#### Data excerpt ####

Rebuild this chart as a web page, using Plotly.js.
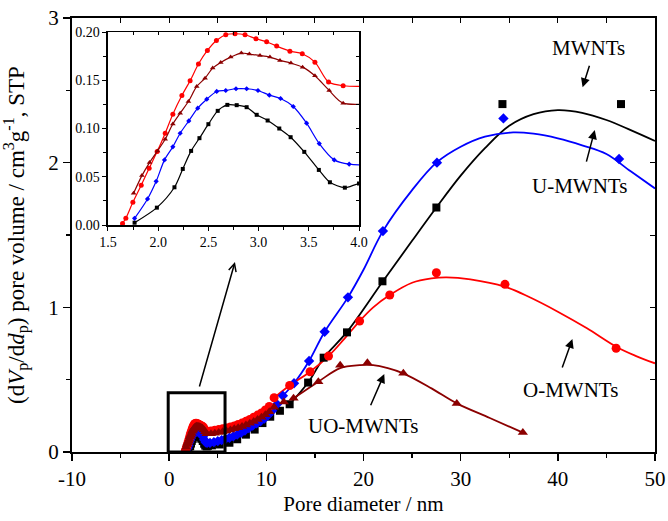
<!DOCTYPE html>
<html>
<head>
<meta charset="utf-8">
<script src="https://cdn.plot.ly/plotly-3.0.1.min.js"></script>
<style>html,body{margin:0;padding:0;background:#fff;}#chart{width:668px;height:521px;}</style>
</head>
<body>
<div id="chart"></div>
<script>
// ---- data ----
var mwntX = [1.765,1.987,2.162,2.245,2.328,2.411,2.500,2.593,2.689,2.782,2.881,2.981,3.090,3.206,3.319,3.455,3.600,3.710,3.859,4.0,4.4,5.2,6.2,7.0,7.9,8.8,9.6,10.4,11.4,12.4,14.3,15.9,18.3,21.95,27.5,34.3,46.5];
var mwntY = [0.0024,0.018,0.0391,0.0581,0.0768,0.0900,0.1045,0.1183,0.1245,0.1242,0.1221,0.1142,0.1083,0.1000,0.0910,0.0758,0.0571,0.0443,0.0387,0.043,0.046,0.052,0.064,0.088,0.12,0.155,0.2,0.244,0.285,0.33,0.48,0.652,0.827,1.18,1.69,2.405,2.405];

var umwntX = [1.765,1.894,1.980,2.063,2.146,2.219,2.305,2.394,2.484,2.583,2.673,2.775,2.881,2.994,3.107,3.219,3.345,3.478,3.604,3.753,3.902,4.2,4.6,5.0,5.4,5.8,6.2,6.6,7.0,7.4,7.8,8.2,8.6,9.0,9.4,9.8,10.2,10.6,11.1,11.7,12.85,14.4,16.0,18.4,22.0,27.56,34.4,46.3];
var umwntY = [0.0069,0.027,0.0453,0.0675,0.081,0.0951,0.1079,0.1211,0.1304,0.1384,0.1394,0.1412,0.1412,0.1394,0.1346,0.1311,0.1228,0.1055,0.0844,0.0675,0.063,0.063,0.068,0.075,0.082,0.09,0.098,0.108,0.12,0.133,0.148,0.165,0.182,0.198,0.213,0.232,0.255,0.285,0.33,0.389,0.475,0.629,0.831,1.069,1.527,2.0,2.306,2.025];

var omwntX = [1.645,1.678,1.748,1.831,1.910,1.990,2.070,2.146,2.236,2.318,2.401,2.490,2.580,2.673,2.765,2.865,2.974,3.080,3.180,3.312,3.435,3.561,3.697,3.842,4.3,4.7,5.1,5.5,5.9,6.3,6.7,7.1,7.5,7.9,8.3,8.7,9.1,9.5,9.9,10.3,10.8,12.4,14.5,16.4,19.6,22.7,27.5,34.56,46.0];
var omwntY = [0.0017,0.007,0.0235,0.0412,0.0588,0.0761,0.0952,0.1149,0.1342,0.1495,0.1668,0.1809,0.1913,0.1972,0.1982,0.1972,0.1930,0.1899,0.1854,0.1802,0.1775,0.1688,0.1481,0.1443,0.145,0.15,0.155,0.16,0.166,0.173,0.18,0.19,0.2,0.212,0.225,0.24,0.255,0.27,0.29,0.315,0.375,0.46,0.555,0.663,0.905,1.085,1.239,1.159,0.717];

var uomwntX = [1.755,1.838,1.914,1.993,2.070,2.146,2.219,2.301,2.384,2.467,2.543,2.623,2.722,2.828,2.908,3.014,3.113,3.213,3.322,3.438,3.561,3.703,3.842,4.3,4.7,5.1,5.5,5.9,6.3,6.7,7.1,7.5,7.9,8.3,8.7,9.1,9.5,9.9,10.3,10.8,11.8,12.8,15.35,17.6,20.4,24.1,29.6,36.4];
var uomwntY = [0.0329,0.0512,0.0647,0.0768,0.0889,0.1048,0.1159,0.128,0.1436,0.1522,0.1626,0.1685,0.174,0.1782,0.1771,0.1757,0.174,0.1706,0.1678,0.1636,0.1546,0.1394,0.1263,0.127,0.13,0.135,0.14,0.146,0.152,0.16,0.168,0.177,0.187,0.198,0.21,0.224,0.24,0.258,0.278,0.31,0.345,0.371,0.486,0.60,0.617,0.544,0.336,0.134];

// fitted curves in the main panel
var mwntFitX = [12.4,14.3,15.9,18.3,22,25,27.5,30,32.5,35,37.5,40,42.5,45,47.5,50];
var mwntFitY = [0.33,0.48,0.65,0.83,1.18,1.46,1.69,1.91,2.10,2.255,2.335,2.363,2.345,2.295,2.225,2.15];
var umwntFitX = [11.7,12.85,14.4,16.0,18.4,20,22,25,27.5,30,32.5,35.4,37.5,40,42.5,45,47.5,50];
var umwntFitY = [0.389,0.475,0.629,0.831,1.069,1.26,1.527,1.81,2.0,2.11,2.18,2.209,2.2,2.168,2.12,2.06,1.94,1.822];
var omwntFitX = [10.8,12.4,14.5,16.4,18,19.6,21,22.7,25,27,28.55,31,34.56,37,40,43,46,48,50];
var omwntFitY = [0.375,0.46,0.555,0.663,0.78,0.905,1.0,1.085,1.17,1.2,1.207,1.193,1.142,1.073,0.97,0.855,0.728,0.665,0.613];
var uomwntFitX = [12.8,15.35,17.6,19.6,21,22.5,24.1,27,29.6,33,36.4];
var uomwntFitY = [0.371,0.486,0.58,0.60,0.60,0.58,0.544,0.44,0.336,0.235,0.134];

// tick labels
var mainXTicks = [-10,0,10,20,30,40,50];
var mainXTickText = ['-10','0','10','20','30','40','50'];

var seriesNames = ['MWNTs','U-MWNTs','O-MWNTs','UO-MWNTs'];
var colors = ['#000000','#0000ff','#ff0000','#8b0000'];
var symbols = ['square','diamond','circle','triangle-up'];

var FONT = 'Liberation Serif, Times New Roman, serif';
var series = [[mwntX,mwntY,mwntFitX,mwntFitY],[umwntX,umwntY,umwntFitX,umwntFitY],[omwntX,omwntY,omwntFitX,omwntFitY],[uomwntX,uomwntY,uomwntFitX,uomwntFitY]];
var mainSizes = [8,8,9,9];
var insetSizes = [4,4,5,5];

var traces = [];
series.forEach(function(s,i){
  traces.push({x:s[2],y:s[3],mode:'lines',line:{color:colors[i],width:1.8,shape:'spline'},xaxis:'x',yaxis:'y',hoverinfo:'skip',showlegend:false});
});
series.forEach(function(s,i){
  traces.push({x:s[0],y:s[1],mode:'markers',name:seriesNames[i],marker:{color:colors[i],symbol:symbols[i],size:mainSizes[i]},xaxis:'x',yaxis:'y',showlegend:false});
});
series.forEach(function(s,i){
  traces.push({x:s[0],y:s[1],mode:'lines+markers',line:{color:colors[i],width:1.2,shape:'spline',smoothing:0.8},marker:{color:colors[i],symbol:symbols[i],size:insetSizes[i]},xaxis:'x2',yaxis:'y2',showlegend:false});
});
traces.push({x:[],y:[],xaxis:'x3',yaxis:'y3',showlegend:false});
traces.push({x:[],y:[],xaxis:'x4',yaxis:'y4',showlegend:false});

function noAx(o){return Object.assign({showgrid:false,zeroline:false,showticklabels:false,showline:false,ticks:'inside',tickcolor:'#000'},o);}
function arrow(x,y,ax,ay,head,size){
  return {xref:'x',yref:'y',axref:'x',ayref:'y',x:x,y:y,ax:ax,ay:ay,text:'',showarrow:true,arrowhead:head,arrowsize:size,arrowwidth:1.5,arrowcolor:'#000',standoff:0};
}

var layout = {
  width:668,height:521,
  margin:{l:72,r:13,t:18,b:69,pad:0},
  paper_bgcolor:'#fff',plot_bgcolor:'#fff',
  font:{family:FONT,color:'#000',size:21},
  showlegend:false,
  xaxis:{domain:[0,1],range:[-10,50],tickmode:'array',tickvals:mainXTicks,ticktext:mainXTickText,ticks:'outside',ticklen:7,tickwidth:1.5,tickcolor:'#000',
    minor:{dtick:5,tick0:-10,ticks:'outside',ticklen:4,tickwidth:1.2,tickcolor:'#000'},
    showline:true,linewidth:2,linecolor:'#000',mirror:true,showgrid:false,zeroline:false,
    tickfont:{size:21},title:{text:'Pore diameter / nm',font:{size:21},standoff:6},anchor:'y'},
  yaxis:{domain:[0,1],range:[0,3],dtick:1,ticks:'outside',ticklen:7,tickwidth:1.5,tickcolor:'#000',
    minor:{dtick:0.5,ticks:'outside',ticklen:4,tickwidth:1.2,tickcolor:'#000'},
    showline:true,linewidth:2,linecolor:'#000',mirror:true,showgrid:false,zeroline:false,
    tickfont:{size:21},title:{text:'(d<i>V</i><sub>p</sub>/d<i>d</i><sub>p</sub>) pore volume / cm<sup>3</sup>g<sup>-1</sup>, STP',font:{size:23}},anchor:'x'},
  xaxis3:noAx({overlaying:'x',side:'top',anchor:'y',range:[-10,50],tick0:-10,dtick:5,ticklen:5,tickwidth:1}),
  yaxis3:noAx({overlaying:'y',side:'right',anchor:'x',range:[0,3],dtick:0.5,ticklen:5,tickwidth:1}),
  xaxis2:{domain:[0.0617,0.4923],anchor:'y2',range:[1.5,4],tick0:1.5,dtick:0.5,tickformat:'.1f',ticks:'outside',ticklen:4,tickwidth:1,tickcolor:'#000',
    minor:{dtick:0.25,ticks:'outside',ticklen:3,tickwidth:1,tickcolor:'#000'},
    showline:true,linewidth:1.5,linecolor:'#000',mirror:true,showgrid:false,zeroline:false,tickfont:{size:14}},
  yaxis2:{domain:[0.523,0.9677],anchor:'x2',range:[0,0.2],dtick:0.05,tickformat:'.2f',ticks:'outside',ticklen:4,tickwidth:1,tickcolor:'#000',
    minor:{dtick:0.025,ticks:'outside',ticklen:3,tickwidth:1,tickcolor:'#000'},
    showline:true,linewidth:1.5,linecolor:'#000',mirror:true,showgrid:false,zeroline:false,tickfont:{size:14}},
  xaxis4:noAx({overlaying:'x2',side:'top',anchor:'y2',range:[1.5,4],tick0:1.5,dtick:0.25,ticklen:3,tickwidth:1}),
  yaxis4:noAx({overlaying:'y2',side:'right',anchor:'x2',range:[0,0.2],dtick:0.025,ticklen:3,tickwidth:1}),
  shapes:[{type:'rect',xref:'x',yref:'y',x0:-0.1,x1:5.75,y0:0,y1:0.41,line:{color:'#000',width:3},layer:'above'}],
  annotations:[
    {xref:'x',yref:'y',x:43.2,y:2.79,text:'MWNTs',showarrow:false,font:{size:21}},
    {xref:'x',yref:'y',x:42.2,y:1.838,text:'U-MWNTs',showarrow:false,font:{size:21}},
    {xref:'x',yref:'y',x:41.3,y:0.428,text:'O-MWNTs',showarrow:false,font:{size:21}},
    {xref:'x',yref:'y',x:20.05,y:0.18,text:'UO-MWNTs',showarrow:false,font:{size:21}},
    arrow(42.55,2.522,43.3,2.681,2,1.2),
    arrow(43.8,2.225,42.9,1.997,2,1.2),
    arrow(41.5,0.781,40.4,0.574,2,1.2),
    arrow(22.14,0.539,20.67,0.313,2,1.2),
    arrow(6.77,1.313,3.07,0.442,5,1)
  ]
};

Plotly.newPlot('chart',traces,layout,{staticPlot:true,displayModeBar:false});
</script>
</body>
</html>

####

— What is being asked —
Pick each line holding the word "chart" out of the listing.

— Exercise result —
Rebuild this chart as a web page, using Plotly.js.
<style>html,body{margin:0;padding:0;background:#fff;}#chart{width:668px;height:521px;}</style>
<div id="chart"></div>
Plotly.newPlot('chart',traces,layout,{staticPlot:true,displayModeBar:false});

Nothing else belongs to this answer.